# Code that draws figures
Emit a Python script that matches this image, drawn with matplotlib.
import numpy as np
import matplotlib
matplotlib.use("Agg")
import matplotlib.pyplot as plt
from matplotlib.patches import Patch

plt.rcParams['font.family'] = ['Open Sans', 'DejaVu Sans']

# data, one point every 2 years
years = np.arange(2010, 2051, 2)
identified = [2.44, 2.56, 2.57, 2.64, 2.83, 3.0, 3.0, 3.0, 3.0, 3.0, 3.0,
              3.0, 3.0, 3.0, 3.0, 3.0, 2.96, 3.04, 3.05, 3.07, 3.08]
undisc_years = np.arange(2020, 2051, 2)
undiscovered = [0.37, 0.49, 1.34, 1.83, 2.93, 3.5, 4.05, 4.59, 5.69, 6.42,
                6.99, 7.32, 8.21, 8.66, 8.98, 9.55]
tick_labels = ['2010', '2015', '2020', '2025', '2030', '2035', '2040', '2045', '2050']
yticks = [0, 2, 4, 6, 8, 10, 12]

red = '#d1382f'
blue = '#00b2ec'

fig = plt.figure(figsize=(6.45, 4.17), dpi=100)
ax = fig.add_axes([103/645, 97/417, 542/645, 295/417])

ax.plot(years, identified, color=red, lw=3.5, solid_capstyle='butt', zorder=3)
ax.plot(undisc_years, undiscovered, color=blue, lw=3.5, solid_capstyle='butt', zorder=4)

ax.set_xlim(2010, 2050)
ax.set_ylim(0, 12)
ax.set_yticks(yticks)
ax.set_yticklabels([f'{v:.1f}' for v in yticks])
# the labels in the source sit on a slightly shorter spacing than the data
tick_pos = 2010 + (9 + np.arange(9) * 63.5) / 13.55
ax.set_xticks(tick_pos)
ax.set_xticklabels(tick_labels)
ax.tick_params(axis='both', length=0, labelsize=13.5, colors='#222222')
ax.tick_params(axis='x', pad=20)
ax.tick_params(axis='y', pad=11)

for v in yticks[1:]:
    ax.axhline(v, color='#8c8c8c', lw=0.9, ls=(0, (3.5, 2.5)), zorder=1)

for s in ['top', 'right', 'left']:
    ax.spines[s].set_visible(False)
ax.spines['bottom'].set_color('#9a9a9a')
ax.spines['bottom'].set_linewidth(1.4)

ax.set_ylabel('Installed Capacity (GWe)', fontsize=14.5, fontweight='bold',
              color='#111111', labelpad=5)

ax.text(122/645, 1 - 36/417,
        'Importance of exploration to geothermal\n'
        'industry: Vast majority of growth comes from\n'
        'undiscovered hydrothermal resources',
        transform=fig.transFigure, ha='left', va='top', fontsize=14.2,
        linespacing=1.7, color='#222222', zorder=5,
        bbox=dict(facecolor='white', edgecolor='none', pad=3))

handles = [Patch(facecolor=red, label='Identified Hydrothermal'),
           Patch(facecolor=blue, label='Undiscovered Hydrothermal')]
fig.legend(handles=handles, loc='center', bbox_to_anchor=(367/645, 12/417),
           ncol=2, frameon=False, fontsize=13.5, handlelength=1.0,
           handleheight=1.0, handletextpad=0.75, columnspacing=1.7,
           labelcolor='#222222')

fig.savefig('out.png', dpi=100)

---

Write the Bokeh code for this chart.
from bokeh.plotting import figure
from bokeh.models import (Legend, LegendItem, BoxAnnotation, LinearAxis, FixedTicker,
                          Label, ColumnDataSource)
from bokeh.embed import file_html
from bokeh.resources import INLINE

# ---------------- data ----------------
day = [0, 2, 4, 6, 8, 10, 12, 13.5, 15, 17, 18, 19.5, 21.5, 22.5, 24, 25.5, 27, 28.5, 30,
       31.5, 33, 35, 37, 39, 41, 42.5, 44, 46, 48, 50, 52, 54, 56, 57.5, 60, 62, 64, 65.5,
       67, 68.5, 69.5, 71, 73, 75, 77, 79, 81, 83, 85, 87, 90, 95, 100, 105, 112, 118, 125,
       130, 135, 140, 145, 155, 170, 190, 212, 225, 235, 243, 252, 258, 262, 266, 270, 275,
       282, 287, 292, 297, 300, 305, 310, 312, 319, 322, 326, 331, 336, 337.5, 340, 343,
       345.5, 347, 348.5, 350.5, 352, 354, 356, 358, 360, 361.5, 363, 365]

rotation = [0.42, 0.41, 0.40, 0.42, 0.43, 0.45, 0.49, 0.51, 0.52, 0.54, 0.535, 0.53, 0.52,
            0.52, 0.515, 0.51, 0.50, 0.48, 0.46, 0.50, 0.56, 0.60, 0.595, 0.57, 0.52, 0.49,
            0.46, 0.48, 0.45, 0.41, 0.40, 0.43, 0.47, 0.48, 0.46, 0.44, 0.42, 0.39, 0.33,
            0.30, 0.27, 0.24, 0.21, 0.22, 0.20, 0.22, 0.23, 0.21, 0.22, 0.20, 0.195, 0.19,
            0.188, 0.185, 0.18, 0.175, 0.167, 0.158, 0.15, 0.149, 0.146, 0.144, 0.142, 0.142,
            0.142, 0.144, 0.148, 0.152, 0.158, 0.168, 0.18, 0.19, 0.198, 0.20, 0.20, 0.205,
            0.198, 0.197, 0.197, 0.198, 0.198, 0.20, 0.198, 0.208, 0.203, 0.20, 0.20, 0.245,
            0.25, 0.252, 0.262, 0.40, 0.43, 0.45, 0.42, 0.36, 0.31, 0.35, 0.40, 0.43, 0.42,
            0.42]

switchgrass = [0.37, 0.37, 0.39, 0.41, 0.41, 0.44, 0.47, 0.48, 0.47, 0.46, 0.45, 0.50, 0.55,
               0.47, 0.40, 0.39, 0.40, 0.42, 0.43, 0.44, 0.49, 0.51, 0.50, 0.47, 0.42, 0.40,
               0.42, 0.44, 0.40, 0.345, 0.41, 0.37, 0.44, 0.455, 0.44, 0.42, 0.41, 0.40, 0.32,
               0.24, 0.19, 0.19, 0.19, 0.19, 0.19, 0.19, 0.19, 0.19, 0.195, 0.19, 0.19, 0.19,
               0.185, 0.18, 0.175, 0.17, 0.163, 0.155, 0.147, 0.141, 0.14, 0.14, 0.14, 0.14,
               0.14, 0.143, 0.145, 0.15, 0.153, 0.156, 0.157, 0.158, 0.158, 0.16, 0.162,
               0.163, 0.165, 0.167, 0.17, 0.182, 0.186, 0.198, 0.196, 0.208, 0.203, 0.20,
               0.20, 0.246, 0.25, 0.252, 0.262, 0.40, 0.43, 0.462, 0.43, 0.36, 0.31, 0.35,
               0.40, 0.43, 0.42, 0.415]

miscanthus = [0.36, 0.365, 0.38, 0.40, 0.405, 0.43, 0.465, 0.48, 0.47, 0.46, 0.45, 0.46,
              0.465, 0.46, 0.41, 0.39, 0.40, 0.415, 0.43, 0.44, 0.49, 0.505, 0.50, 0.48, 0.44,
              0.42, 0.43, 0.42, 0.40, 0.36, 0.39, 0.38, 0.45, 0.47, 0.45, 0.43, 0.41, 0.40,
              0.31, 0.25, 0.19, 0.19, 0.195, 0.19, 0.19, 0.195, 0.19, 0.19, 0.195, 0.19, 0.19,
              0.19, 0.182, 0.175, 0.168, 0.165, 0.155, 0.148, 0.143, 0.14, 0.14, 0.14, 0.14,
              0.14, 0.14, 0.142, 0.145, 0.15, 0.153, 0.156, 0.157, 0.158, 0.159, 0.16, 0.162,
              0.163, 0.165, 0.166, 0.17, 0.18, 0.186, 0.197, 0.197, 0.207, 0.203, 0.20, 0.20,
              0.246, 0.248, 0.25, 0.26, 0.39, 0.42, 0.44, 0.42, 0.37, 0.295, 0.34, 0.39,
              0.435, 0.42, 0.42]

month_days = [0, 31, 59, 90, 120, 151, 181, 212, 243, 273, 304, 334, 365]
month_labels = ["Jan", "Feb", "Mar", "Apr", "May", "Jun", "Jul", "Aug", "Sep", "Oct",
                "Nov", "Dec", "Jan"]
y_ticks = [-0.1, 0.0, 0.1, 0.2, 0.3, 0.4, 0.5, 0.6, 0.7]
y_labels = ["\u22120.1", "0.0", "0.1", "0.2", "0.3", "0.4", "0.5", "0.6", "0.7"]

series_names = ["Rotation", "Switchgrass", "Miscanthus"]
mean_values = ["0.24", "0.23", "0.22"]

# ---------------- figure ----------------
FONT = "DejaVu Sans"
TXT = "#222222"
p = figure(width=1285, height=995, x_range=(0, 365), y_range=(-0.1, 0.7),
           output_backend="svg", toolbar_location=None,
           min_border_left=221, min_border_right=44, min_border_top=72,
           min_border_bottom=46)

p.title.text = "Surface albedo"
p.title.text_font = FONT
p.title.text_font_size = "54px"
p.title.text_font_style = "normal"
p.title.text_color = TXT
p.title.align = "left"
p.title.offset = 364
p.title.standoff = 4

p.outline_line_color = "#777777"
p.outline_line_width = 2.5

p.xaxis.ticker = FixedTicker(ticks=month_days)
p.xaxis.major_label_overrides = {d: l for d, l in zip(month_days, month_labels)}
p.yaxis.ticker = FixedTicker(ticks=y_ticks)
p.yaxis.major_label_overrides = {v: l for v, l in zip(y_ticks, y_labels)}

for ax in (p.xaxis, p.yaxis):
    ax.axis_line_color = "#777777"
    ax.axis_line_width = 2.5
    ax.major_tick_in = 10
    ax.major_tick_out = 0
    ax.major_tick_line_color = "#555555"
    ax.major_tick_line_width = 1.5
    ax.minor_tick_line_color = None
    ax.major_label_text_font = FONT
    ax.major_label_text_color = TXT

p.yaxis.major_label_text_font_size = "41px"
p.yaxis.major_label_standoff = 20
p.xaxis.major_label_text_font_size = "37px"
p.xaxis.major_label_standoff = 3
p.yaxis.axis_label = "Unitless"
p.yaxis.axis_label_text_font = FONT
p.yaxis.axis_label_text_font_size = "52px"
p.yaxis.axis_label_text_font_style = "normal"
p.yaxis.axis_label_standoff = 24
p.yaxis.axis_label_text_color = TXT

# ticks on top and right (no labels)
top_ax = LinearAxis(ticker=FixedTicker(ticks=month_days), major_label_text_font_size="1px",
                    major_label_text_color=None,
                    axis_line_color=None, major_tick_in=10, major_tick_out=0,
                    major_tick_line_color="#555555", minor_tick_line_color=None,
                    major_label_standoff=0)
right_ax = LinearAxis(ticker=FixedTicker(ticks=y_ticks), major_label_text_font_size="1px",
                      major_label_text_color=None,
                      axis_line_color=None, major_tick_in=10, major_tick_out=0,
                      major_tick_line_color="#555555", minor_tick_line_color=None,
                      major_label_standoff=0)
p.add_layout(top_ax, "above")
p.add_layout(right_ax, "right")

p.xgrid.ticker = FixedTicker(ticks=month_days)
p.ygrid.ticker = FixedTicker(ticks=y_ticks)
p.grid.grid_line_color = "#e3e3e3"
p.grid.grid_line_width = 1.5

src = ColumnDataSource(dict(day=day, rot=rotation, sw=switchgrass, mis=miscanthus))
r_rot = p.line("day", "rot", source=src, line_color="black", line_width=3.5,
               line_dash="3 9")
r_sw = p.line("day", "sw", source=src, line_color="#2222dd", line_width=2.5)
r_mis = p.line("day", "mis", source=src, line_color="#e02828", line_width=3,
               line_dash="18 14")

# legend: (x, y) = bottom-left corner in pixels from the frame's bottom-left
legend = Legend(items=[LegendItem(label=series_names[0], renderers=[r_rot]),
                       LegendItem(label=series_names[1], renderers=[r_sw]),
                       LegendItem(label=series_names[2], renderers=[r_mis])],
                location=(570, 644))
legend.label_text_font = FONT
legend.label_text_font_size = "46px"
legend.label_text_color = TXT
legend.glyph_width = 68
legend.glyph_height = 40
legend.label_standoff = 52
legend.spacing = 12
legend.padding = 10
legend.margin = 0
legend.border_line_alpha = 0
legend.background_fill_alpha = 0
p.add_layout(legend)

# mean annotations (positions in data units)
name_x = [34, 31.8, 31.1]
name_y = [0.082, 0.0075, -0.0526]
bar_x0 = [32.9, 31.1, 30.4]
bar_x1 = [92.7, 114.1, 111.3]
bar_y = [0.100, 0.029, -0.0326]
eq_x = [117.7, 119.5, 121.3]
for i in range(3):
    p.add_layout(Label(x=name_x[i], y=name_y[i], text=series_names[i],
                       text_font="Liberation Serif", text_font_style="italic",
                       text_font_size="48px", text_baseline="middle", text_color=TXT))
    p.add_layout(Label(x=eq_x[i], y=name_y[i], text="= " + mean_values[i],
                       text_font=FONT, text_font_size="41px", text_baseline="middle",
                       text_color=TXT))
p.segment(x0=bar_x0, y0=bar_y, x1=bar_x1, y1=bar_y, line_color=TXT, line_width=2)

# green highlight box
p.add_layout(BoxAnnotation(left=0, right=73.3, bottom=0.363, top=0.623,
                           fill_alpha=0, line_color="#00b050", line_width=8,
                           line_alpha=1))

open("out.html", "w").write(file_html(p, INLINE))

# Exercise aim
Begin at the line containing "Emit a Python", end at the line containing "lw=3.5, solid_capstyle='butt', zorder=4)", and reproduce every line in that range exactly, both ends included.

# Task result
Emit a Python script that matches this image, drawn with matplotlib.
import numpy as np
import matplotlib
matplotlib.use("Agg")
import matplotlib.pyplot as plt
from matplotlib.patches import Patch

plt.rcParams['font.family'] = ['Open Sans', 'DejaVu Sans']

# data, one point every 2 years
years = np.arange(2010, 2051, 2)
identified = [2.44, 2.56, 2.57, 2.64, 2.83, 3.0, 3.0, 3.0, 3.0, 3.0, 3.0,
              3.0, 3.0, 3.0, 3.0, 3.0, 2.96, 3.04, 3.05, 3.07, 3.08]
undisc_years = np.arange(2020, 2051, 2)
undiscovered = [0.37, 0.49, 1.34, 1.83, 2.93, 3.5, 4.05, 4.59, 5.69, 6.42,
                6.99, 7.32, 8.21, 8.66, 8.98, 9.55]
tick_labels = ['2010', '2015', '2020', '2025', '2030', '2035', '2040', '2045', '2050']
yticks = [0, 2, 4, 6, 8, 10, 12]

red = '#d1382f'
blue = '#00b2ec'

fig = plt.figure(figsize=(6.45, 4.17), dpi=100)
ax = fig.add_axes([103/645, 97/417, 542/645, 295/417])

ax.plot(years, identified, color=red, lw=3.5, solid_capstyle='butt', zorder=3)
ax.plot(undisc_years, undiscovered, color=blue, lw=3.5, solid_capstyle='butt', zorder=4)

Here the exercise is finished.